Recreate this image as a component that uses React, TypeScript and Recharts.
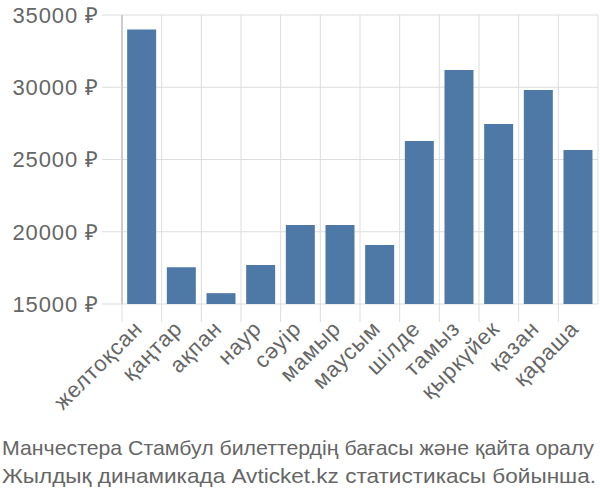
import React from 'react'
import { BarChart, Bar, XAxis, YAxis, CartesianGrid } from 'recharts'

const months = [
  'желтоқсан',
  'қаңтар',
  'ақпан',
  'наур',
  'сәуір',
  'мамыр',
  'маусым',
  'шілде',
  'тамыз',
  'қыркүйек',
  'қазан',
  'қараша',
]
const prices = [34000, 17550, 15750, 17700, 20470, 20470, 19080, 26280, 31190, 27460, 29810, 25660]
const yTicks = [15000, 20000, 25000, 30000, 35000]
const captionLines = [
  'Манчестера Стамбул билеттердің бағасы және қайта оралу',
  'Жылдық динамикада Avticket.kz статистикасы бойынша.',
]

const data = months.map((m, i) => ({ month: m, price: prices[i] }))

const FONT = '"Liberation Sans", Arial, sans-serif'
const TEXT = '#666'
const GRID = '#ddd'

function MonthTick(props: any) {
  const { x, y, payload } = props
  const half = payload.offset ?? 0
  const ax = x + 2
  const ay = y + 18
  return (
    <g>
      <line x1={x - half} x2={x - half} y1={y - 8} y2={y + 10} stroke={GRID} />
      <text
        x={ax}
        y={ay}
        textAnchor="end"
        fill={TEXT}
        fontSize={22}
        letterSpacing={0.9}
        fontFamily={FONT}
        transform={`rotate(-45 ${ax} ${ay})`}
      >
        {payload.value}
      </text>
    </g>
  )
}

export default function App() {
  return (
    <div
      style={{
        position: 'absolute',
        left: 0,
        top: 0,
        width: 600,
        height: 500,
        background: '#fff',
        overflow: 'hidden',
      }}
    >
      <BarChart
        width={600}
        height={430}
        data={data}
        margin={{ top: 15, right: 2, bottom: 0, left: 0 }}
        barCategoryGap="13%"
      >
        <CartesianGrid
          stroke={GRID}
          verticalCoordinatesGenerator={({ offset }: any) =>
            months
              .map((_, i) => offset.left + (i * offset.width) / months.length)
              .concat(offset.left + offset.width)
          }
        />
        <XAxis
          dataKey="month"
          interval={0}
          axisLine={false}
          tickLine={false}
          height={126}
          tick={<MonthTick />}
        />
        <YAxis
          width={122}
          domain={[15000, 35000]}
          ticks={yTicks}
          allowDataOverflow
          tickFormatter={(v) => `${v} ₽`}
          tickSize={20}
          tickMargin={3}
          axisLine={{ stroke: '#aaa' }}
          tickLine={{ stroke: GRID }}
          tick={{ fill: TEXT, fontSize: 22, fontFamily: FONT, letterSpacing: 0.9 }}
        />
        <Bar dataKey="price" fill="#4e79a7" isAnimationActive={false} />
      </BarChart>
      <svg
        width={600}
        height={70}
        style={{ position: 'absolute', left: 0, top: 430 }}
      >
        <text x={2} y={25} fontFamily={FONT} fontSize={21} fill={TEXT} textLength={592} lengthAdjust="spacingAndGlyphs">
          {captionLines[0]}
        </text>
        <text x={2} y={53} fontFamily={FONT} fontSize={21} fill={TEXT} textLength={594} lengthAdjust="spacingAndGlyphs">
          {captionLines[1]}
        </text>
      </svg>
    </div>
  )
}
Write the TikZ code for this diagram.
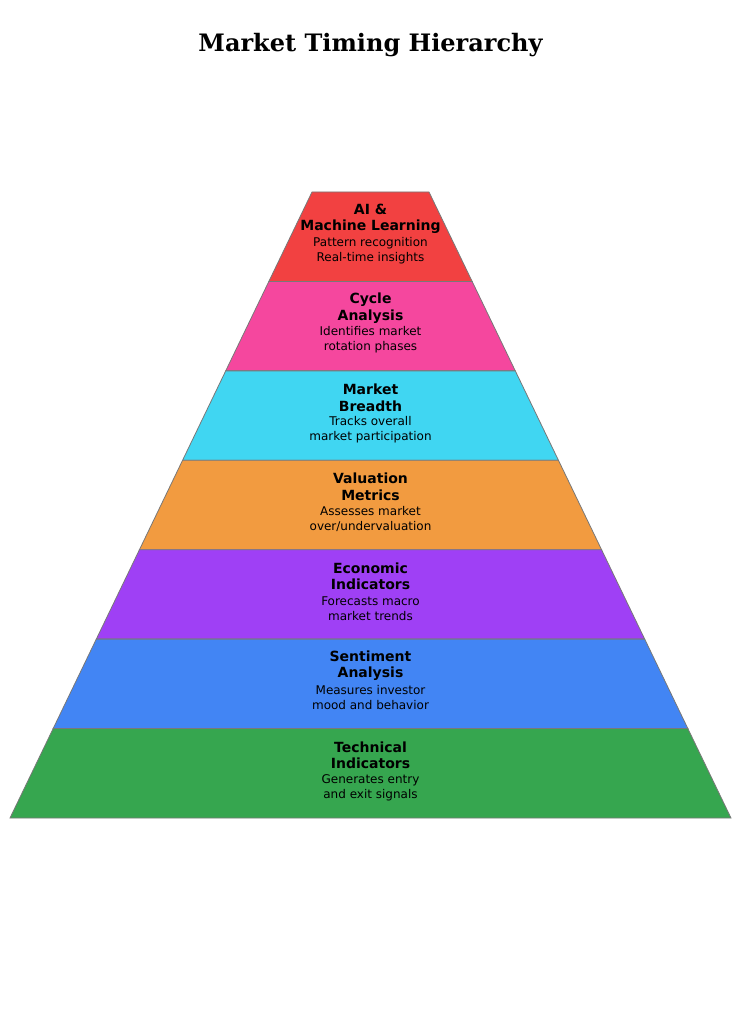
\documentclass[tikz,border=0pt]{standalone}
\usepackage{fontspec}
\setmainfont{DejaVu Sans}
\newfontfamily\titlefont{DejaVu Serif}
\definecolor{cA}{RGB}{242,65,65}
\definecolor{cB}{RGB}{245,71,158}
\definecolor{cC}{RGB}{64,214,242}
\definecolor{cD}{RGB}{242,155,64}
\definecolor{cE}{RGB}{159,64,245}
\definecolor{cF}{RGB}{66,133,244}
\definecolor{cG}{RGB}{54,166,79}
\begin{document}
\begin{tikzpicture}[x=1pt,y=1pt,
  layer/.style={draw={rgb,255:red,120;green,120;blue,120},line width=0.8pt},
  head/.style={inner sep=0,align=center,font=\fontsize{14}{16.5}\selectfont\bfseries},
  desc/.style={inner sep=0,align=center,font=\fontsize{12}{15}\selectfont}]
\useasboundingbox (0,0) rectangle (741,-1024);
\node[font=\titlefont\fontsize{24}{28}\selectfont\bfseries] (title) at (370.5,-45) {Market Timing Hierarchy};
\foreach \i/\c/\h/\d in {
 0/cA/{AI \&\\Machine Learning}/{Pattern recognition\\Real-time insights},
 1/cB/{Cycle\\Analysis}/{Identifies market\\rotation phases},
 2/cC/{Market\\Breadth}/{Tracks overall\\market participation},
 3/cD/{Valuation\\Metrics}/{Assesses market\\over/undervaluation},
 4/cE/{Economic\\Indicators}/{Forecasts macro\\market trends},
 5/cF/{Sentiment\\Analysis}/{Measures investor\\mood and behavior},
 6/cG/{Technical\\Indicators}/{Generates entry\\and exit signals}}{
  \pgfmathsetmacro\ya{192+\i*626/7}
  \pgfmathsetmacro\yb{192+(\i+1)*626/7}
  \pgfmathsetmacro\wa{58.5+\i*302/7}
  \pgfmathsetmacro\wb{58.5+(\i+1)*302/7}
  \pgfmathsetmacro\ym{(\ya+\yb)/2}
  \path[layer,fill=\c] (370.5-\wa,-\ya) -- (370.5+\wa,-\ya) -- (370.5+\wb,-\yb) -- (370.5-\wb,-\yb) -- cycle;
  \node[head] (h\i) at (370.5,-\ym+18) {\h};
  \node[desc] (d\i) at (370.5,-\ym-14) {\d};
}
\end{tikzpicture}
\end{document}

■ Written problem ■
Pictures are excluded; repeat every record exactly.

■ Answer to the exercise ■
Recreate this image as a component that uses React, TypeScript and Recharts.
import React from 'react'
import { BarChart, Bar, XAxis, YAxis, CartesianGrid } from 'recharts'

const months = [
  'желтоқсан',
  'қаңтар',
  'ақпан',
  'наур',
  'сәуір',
  'мамыр',
  'маусым',
  'шілде',
  'тамыз',
  'қыркүйек',
  'қазан',
  'қараша',
]
const prices = [34000, 17550, 15750, 17700, 20470, 20470, 19080, 26280, 31190, 27460, 29810, 25660]
const yTicks = [15000, 20000, 25000, 30000, 35000]
const captionLines = [
  'Манчестера Стамбул билеттердің бағасы және қайта оралу',
  'Жылдық динамикада Avticket.kz статистикасы бойынша.',
]

const data = months.map((m, i) => ({ month: m, price: prices[i] }))

const FONT = '"Liberation Sans", Arial, sans-serif'
const TEXT = '#666'
const GRID = '#ddd'

function MonthTick(props: any) {
  const { x, y, payload } = props
  const half = payload.offset ?? 0
  const ax = x + 2
  const ay = y + 18
  return (
    <g>
      <line x1={x - half} x2={x - half} y1={y - 8} y2={y + 10} stroke={GRID} />
      <text
        x={ax}
        y={ay}
        textAnchor="end"
        fill={TEXT}
        fontSize={22}
        letterSpacing={0.9}
        fontFamily={FONT}
        transform={`rotate(-45 ${ax} ${ay})`}
      >
        {payload.value}
      </text>
    </g>
  )
}

export default function App() {
  return (
    <div
      style={{
        position: 'absolute',
        left: 0,
        top: 0,
        width: 600,
        height: 500,
        background: '#fff',
        overflow: 'hidden',
      }}
    >
      <BarChart
        width={600}
        height={430}
        data={data}
        margin={{ top: 15, right: 2, bottom: 0, left: 0 }}
        barCategoryGap="13%"
      >
        <CartesianGrid
          stroke={GRID}
          verticalCoordinatesGenerator={({ offset }: any) =>
            months
              .map((_, i) => offset.left + (i * offset.width) / months.length)
              .concat(offset.left + offset.width)
          }
        />
        <XAxis
          dataKey="month"
          interval={0}
          axisLine={false}
          tickLine={false}
          height={126}
          tick={<MonthTick />}
        />
        <YAxis
          width={122}
          domain={[15000, 35000]}
          ticks={yTicks}
          allowDataOverflow
          tickFormatter={(v) => `${v} ₽`}
          tickSize={20}
          tickMargin={3}
          axisLine={{ stroke: '#aaa' }}
          tickLine={{ stroke: GRID }}
          tick={{ fill: TEXT, fontSize: 22, fontFamily: FONT, letterSpacing: 0.9 }}
        />
        <Bar dataKey="price" fill="#4e79a7" isAnimationActive={false} />
      </BarChart>
      <svg
        width={600}
        height={70}
        style={{ position: 'absolute', left: 0, top: 430 }}
      >
        <text x={2} y={25} fontFamily={FONT} fontSize={21} fill={TEXT} textLength={592} lengthAdjust="spacingAndGlyphs">
          {captionLines[0]}
        </text>
        <text x={2} y={53} fontFamily={FONT} fontSize={21} fill={TEXT} textLength={594} lengthAdjust="spacingAndGlyphs">
          {captionLines[1]}
        </text>
      </svg>
    </div>
  )
}
Write the TikZ code for this diagram.
\documentclass[tikz,border=0pt]{standalone}
\usepackage{fontspec}
\setmainfont{DejaVu Sans}
\newfontfamily\titlefont{DejaVu Serif}
\definecolor{cA}{RGB}{242,65,65}
\definecolor{cB}{RGB}{245,71,158}
\definecolor{cC}{RGB}{64,214,242}
\definecolor{cD}{RGB}{242,155,64}
\definecolor{cE}{RGB}{159,64,245}
\definecolor{cF}{RGB}{66,133,244}
\definecolor{cG}{RGB}{54,166,79}
\begin{document}
\begin{tikzpicture}[x=1pt,y=1pt,
  layer/.style={draw={rgb,255:red,120;green,120;blue,120},line width=0.8pt},
  head/.style={inner sep=0,align=center,font=\fontsize{14}{16.5}\selectfont\bfseries},
  desc/.style={inner sep=0,align=center,font=\fontsize{12}{15}\selectfont}]
\useasboundingbox (0,0) rectangle (741,-1024);
\node[font=\titlefont\fontsize{24}{28}\selectfont\bfseries] (title) at (370.5,-45) {Market Timing Hierarchy};
\foreach \i/\c/\h/\d in {
 0/cA/{AI \&\\Machine Learning}/{Pattern recognition\\Real-time insights},
 1/cB/{Cycle\\Analysis}/{Identifies market\\rotation phases},
 2/cC/{Market\\Breadth}/{Tracks overall\\market participation},
 3/cD/{Valuation\\Metrics}/{Assesses market\\over/undervaluation},
 4/cE/{Economic\\Indicators}/{Forecasts macro\\market trends},
 5/cF/{Sentiment\\Analysis}/{Measures investor\\mood and behavior},
 6/cG/{Technical\\Indicators}/{Generates entry\\and exit signals}}{
  \pgfmathsetmacro\ya{192+\i*626/7}
  \pgfmathsetmacro\yb{192+(\i+1)*626/7}
  \pgfmathsetmacro\wa{58.5+\i*302/7}
  \pgfmathsetmacro\wb{58.5+(\i+1)*302/7}
  \pgfmathsetmacro\ym{(\ya+\yb)/2}
  \path[layer,fill=\c] (370.5-\wa,-\ya) -- (370.5+\wa,-\ya) -- (370.5+\wb,-\yb) -- (370.5-\wb,-\yb) -- cycle;
  \node[head] (h\i) at (370.5,-\ym+18) {\h};
  \node[desc] (d\i) at (370.5,-\ym-14) {\d};
}
\end{tikzpicture}
\end{document}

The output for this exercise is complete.